***** Supplied data *****

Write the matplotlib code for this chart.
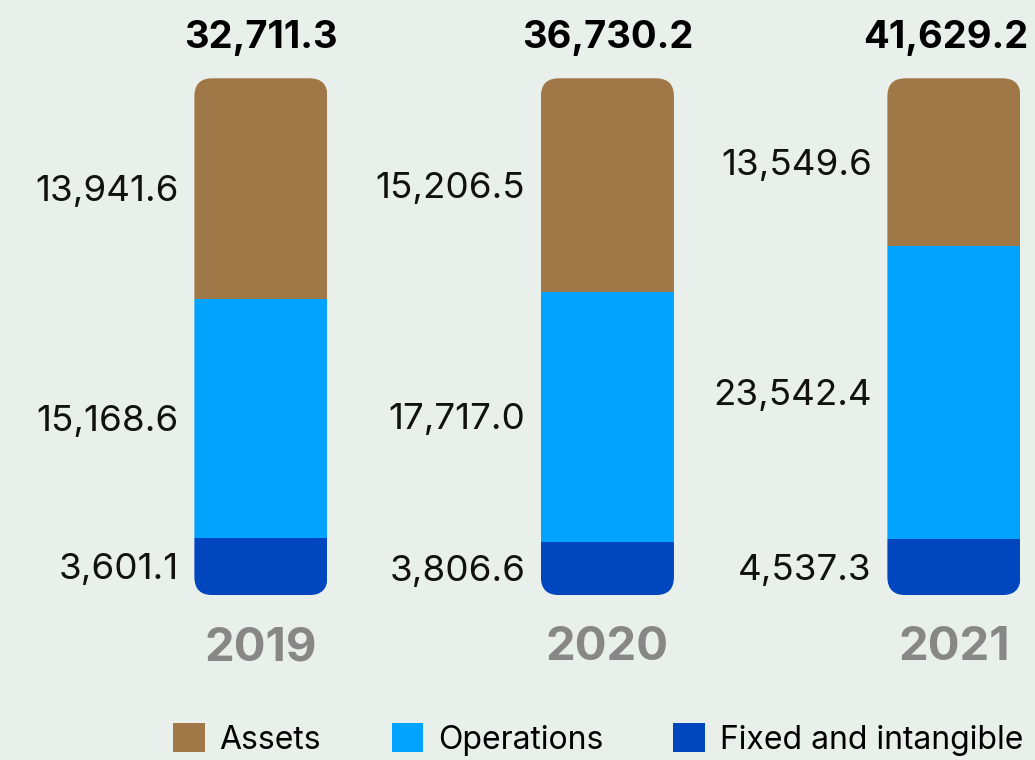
import numpy as np
import matplotlib.pyplot as plt
from matplotlib.patches import FancyBboxPatch, Patch

plt.rcParams['font.family'] = ['Inter', 'DejaVu Sans']

years = ['2019', '2020', '2021']
fixed = np.array([3601.1, 3806.6, 4537.3])
operations = np.array([15168.6, 17717.0, 23542.4])
assets = np.array([13941.6, 15206.5, 13549.6])
totals = np.array([32711.3, 36730.2, 41629.2])
series_names = ['Assets', 'Operations', 'Fixed and intangible']

c_assets = '#a07848'
c_ops = '#00a3ff'
c_fixed = '#0047bf'
bg = '#e9f0ec'

# each bar is shown as shares of its total
p_fixed = fixed / totals * 100
p_ops = operations / totals * 100
p_assets = 100 - p_fixed - p_ops

fig = plt.figure(figsize=(10.35, 7.6), dpi=100, facecolor=bg)
ax = fig.add_axes([0, 0.217, 1, 0.680])
ax.set_facecolor(bg)
ax.set_xlim(-0.753, 2.234)
ax.set_ylim(0, 100)
ax.axis('off')

x = np.arange(len(years))
w = 0.384
b1 = ax.bar(x, p_fixed, w, color=c_fixed, lw=0)
b2 = ax.bar(x, p_ops, w, bottom=p_fixed, color=c_ops, lw=0)
b3 = ax.bar(x, p_assets, w, bottom=p_fixed + p_ops, color=c_assets, lw=0)

# rounded outline for every bar, used as clip path
px_x = ax.transData.transform((1, 0))[0] - ax.transData.transform((0, 0))[0]
px_y = ax.transData.transform((0, 1))[1] - ax.transData.transform((0, 0))[1]
aspect = px_x / px_y
r = 18 / px_x
for i in x:
    clip = FancyBboxPatch((i - w / 2, 0), w, 100,
                          boxstyle=f'round,pad=0,rounding_size={r}',
                          mutation_aspect=aspect, transform=ax.transData)
    for cont in (b1, b2, b3):
        cont[i].set_clip_path(clip)

def fmt(v):
    return f'{v:,.1f}'

lx = x - w / 2 - 0.045
for i in x:
    for vals, pct, bot in ((fixed, p_fixed, 0), (operations, p_ops, p_fixed[i]),
                           (assets, p_assets, p_fixed[i] + p_ops[i])):
        ax.text(lx[i], bot + pct[i] / 2 - 0.6, fmt(vals[i]), ha='right', va='center',
                fontsize=26.5, color='#111111', clip_on=False)
    ax.text(i - (0.025 if i == 2 else 0), 107.7, fmt(totals[i]), ha='center', va='center',
            fontsize=27.5, fontweight='bold', color='#000000', clip_on=False)
    ax.text(i, -10.3, years[i], ha='center', va='center',
            fontsize=34, fontweight='bold', color='#878787', clip_on=False)

handles = [Patch(facecolor=c, edgecolor='none') for c in (c_assets, c_ops, c_fixed)]
fig.legend(handles, series_names, loc='center', bbox_to_anchor=(0.578, 0.027),
           ncol=3, frameon=False, fontsize=23, handlelength=1.0, handleheight=1.0,
           handletextpad=0.45, columnspacing=2.2, borderaxespad=0)

fig.savefig('out.png', dpi=100, facecolor=bg)
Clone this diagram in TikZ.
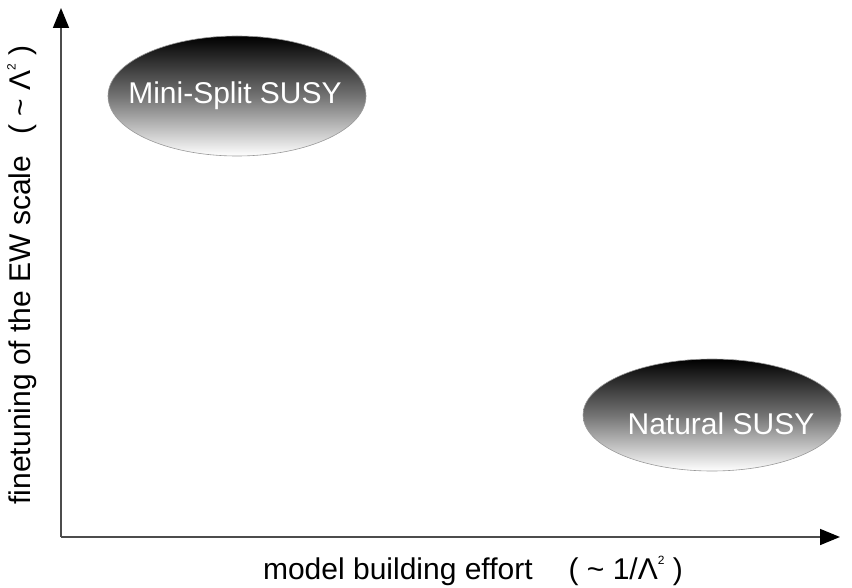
\documentclass[tikz,border=0pt]{standalone}
\usepackage{fontspec}
\setmainfont{Liberation Sans}
\usetikzlibrary{shapes.geometric,arrows.meta}
\newcommand{\sqsup}{\raisebox{0.5em}{\fontsize{12}{12}\selectfont 2}}
\tikzset{
  axis/.style={draw=black!70, line width=1.6pt, -{Triangle[length=20pt,width=16pt,color=black]}},
  blob/.style={ellipse, draw=black!40, line width=0.6pt, top color=black, bottom color=white, middle color=black!55, inner sep=0pt},
  blobtext/.style={text=white, font=\fontsize{30}{36}\selectfont},
  axlabel/.style={font=\fontsize{30}{36}\selectfont, text=black}
}
\begin{document}
\begin{tikzpicture}[x=1pt,y=-1pt]
\useasboundingbox (0,0) rectangle (852,588);
\coordinate (O) at (61,537);
\coordinate (ytip) at (61,8);
\coordinate (xtip) at (840,537);
\draw[axis] (O) -- (ytip);
\draw[axis] (O) -- (xtip);
\node[blob, minimum width=258pt, minimum height=120pt] (mini) at (237,96) {};
\node[blobtext] (minit) at (235,96) {Mini-Split SUSY};
\node[blob, minimum width=258pt, minimum height=112pt] (nat) at (712,415) {};
\node[blobtext] (natt) at (721,424) {Natural SUSY};
\node[axlabel] (xl) at (473,571) {model building effort\hspace{1.2em}( \char"007E{} 1/Λ\sqsup{} )};
\node[axlabel, rotate=90] (yl) at (22,275) {finetuning of the EW scale\hspace{0.7em}( \char"007E{} Λ\sqsup{} )};
\end{tikzpicture}
\end{document}
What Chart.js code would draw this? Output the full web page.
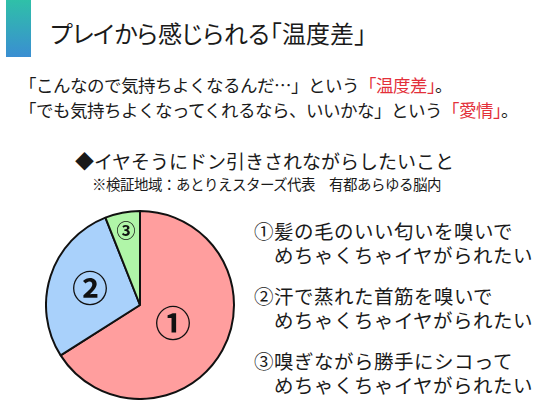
<!DOCTYPE html>
<html>
<head>
<meta charset="utf-8">
<script src="https://cdn.jsdelivr.net/npm/chart.js@4"></script>
<style>
  @font-face {
    font-family: 'JPTight';
    src: local('Noto Sans CJK JP Regular'), local('NotoSansCJKjp-Regular'), local('Noto Sans CJK JP');
    ascent-override: 88%;
    descent-override: 12%;
    line-gap-override: 0%;
  }
  html, body { margin: 0; padding: 0; background: #fff; }
  body { width: 560px; height: 420px; position: relative; overflow: hidden;
         font-family: "JPTight", "Noto Sans CJK JP", "Noto Sans", sans-serif; color: #1a1a1a; }
  .t { position: absolute; white-space: nowrap; line-height: 1; }
  .red { color: #e3303a; }
  #bar { position: absolute; left: 6px; top: 0; width: 25px; height: 57px;
         background: linear-gradient(#2fc0a8, #3a8ed2); }
  #wrap { position: absolute; left: 44.5px; top: 209.5px; width: 190px; height: 190px; }
</style>
</head>
<body>
<div id="bar"></div>
<div class="t" style="left:50px;top:22px;font-size:24px;font-feature-settings:'palt';">プレイから感じられる「温度差」</div>
<div class="t" style="left:19px;top:77px;font-size:17.5px;">「こんなので気持ちよくなるんだ…」という<span class="red">「温度差」</span>。</div>
<div class="t" style="left:19px;top:102px;font-size:17.5px;">「でも気持ちよくなってくれるなら、いいかな」という<span class="red">「愛情」</span>。</div>
<div class="t" id="heading" style="left:75px;top:152px;font-size:19px;"></div>
<div class="t" id="note" style="left:92px;top:178px;font-size:14.5px;"></div>
<div id="legend"></div>
<div id="wrap"><canvas id="chart"></canvas></div>
<script>
// slice data, clockwise from 12 o'clock
const labels = ['①', '②', '③'];
const values = [66, 28, 6];
const colors = ['#ff9e9e', '#a9d1fb', '#b0f5a8'];
const heading = '◆イヤそうにドン引きされながらしたいこと';
const note = '※検証地域：あとりえスターズ代表　有都あらゆる脳内';
const legendLines = [
  ['①髪の毛のいい匂いを嗅いで', 'めちゃくちゃイヤがられたい'],
  ['②汗で蒸れた首筋を嗅いで', 'めちゃくちゃイヤがられたい'],
  ['③嗅ぎながら勝手にシコって', 'めちゃくちゃイヤがられたい'],
];

document.getElementById('heading').textContent = heading;
document.getElementById('note').textContent = note;

const legendTops = [220, 285, 350];
const legend = document.getElementById('legend');
legendLines.forEach((l, i) => {
  const d = document.createElement('div');
  d.className = 't';
  d.style.cssText = `left:254px;top:${legendTops[i]}px;font-size:19.5px;line-height:24px;`;
  d.appendChild(document.createTextNode(l[0]));
  d.appendChild(document.createElement('br'));
  const s = document.createElement('span');
  s.style.paddingLeft = '20px';
  s.textContent = l[1];
  d.appendChild(s);
  legend.appendChild(d);
});

// draws the circled numbers inside the slices
const sliceLabels = {
  id: 'sliceLabels',
  afterDatasetsDraw(chart, args, opts) {
    const ctx = chart.ctx;
    const arcs = chart.getDatasetMeta(0).data;
    ctx.save();
    ctx.fillStyle = '#111';
    ctx.textAlign = 'center';
    ctx.textBaseline = 'middle';
    arcs.forEach((arc, i) => {
      const p = arc.getProps(['x', 'y', 'startAngle', 'endAngle', 'outerRadius']);
      const mid = (p.startAngle + p.endAngle) / 2;
      const r = p.outerRadius * opts.radius[i];
      ctx.font = `bold ${opts.size[i]}px "Noto Sans CJK JP", sans-serif`;
      ctx.fillText(labels[i], p.x + Math.cos(mid) * r, p.y + Math.sin(mid) * r);
    });
    ctx.restore();
  }
};

new Chart(document.getElementById('chart'), {
  type: 'pie',
  data: {
    labels: labels,
    datasets: [{
      data: values,
      backgroundColor: colors,
      borderColor: '#111',
      borderWidth: 2,
    }]
  },
  options: {
    animation: false,
    responsive: true,
    maintainAspectRatio: false,
    layout: { padding: 0 },
    plugins: {
      legend: { display: false },
      tooltip: { enabled: false },
      sliceLabels: { radius: [0.4, 0.56, 0.8], size: [36, 36, 19] },
    }
  },
  plugins: [sliceLabels]
});
</script>
</body>
</html>
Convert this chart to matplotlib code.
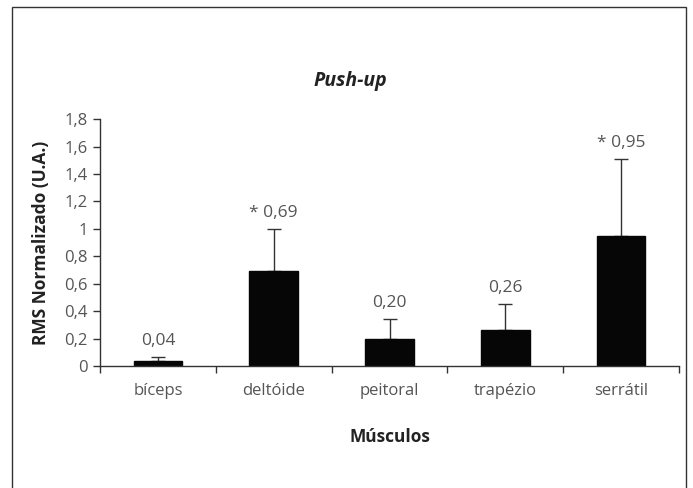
import matplotlib
matplotlib.use("Agg")
from matplotlib import pyplot as plt
from matplotlib.patches import Rectangle
from matplotlib.ticker import FixedLocator, FuncFormatter
import numpy as np

# data
muscles = ["bíceps", "deltóide", "peitoral", "trapézio", "serrátil"]
rms_mean = [0.04, 0.69, 0.20, 0.26, 0.95]
rms_err = [0.025, 0.31, 0.14, 0.19, 0.56]
value_labels = ["0,04", "* 0,69", "0,20", "0,26", "* 0,95"]

plt.rcParams['font.family'] = ['Open Sans', 'DejaVu Sans']

fig = plt.figure(figsize=(6.93, 4.88), dpi=100, facecolor="white")
ax = fig.add_axes([0.1443, 0.25, 0.8355, 0.506])

x = np.arange(len(muscles))
ax.bar(x, rms_mean, width=0.42, color="#060606", edgecolor="#060606", zorder=2)
ax.errorbar(x, rms_mean, yerr=[np.zeros(len(x)), rms_err], fmt="none",
            ecolor="#333333", elinewidth=1, capsize=5, capthick=1, zorder=1)

for xi, m, e, lab in zip(x, rms_mean, rms_err, value_labels):
    ax.text(xi, m + e + 0.06, lab, ha="center", va="bottom",
            fontsize=12.5, color="#555555")

ax.set_xlim(-0.5, len(muscles) - 0.5)
ax.set_ylim(0, 1.8)

ax.set_yticks(np.arange(0, 1.81, 0.2))
ax.yaxis.set_major_formatter(FuncFormatter(
    lambda v, p: ("%g" % round(v, 1)).replace(".", ",")))
ax.set_xticks(x)
ax.set_xticklabels(muscles)
ax.xaxis.set_minor_locator(FixedLocator(np.arange(-0.5, len(muscles), 1.0)))
ax.tick_params(axis="x", which="major", length=0, pad=12, labelsize=12,
               labelcolor="#555555")
ax.tick_params(axis="x", which="minor", length=5, width=1, color="#333333")
ax.tick_params(axis="y", length=5, width=1, color="#333333", labelsize=12,
               labelcolor="#555555", pad=4)

for s in ["top", "right"]:
    ax.spines[s].set_visible(False)
for s in ["left", "bottom"]:
    ax.spines[s].set_color("#333333")
    ax.spines[s].set_linewidth(1)

ax.set_ylabel("RMS Normalizado (U.A.)", fontsize=12.5, fontweight="bold",
              color="#222222", labelpad=10)
ax.set_xlabel("Músculos", fontsize=12.5, fontweight="bold", color="#222222",
              labelpad=21)
fig.text(0.505, 0.834, "Push-up", ha="center", va="center", fontsize=14,
         fontweight="bold", fontstyle="italic", color="#222222")

# outer frame
fig.patches.append(Rectangle((12 / 693, -0.05), 674 / 693, 1.05 - 7 / 488,
                             transform=fig.transFigure, fill=False,
                             edgecolor="#333333", linewidth=1))

fig.savefig("out.png", dpi=100, facecolor="white")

*****

▶ **Request**:
Quote the lines above exactly, starting with the one that has "Convert this chart to matplotlib code." and ending with the one that has "ax = fig.add_axes([0.1443, 0.25, 0.8355, 0.506])"; drop the pictures and include nothing else.

▶ **Result for this task**:
Convert this chart to matplotlib code.
import matplotlib
matplotlib.use("Agg")
from matplotlib import pyplot as plt
from matplotlib.patches import Rectangle
from matplotlib.ticker import FixedLocator, FuncFormatter
import numpy as np

# data
muscles = ["bíceps", "deltóide", "peitoral", "trapézio", "serrátil"]
rms_mean = [0.04, 0.69, 0.20, 0.26, 0.95]
rms_err = [0.025, 0.31, 0.14, 0.19, 0.56]
value_labels = ["0,04", "* 0,69", "0,20", "0,26", "* 0,95"]

plt.rcParams['font.family'] = ['Open Sans', 'DejaVu Sans']

fig = plt.figure(figsize=(6.93, 4.88), dpi=100, facecolor="white")
ax = fig.add_axes([0.1443, 0.25, 0.8355, 0.506])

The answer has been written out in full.